The world of hydrofracking contractors is small and engineers move around, so that commercial advantage does not last very long, and word gets out as to how it was done. But that takes time, first to find out what is causing the problem, then what the answer is in general, and then what the answer is in detail. Each of those steps might take a competitor a year. That gives you three years of advantage, when you can charge higher rates, and possibly put some of that competition out of business.

The problem is that if the competition sees that you have put PO in your fluid, instead of PA then they can immediately go and look up what difference that makes to the fluid. Knowing that it stops wetting immediately gets them past stages one and two and cuts the term of your commercial advantage from three years to one.

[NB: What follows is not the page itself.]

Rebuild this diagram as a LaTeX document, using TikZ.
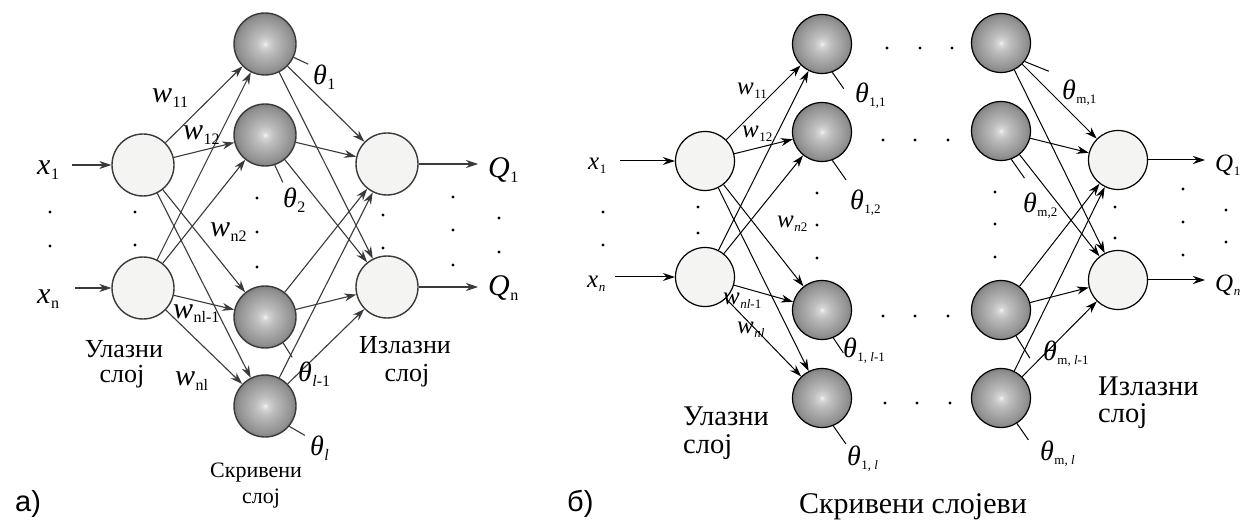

Would you want to give that up if, by lawyering and all those fancy tricks they get up to in Washington you could get the time that you have to release the content postponed by at least a year? Likely not, and since dragging out the process can extend the period of your commercial advantage, the longer you can keep kicking the ball down the street the greater your advantage, and the more benefit.

And I re-iterate this is purely a hypothesis that I came up with, and I have no connections that would suggest that this has any connection to reality.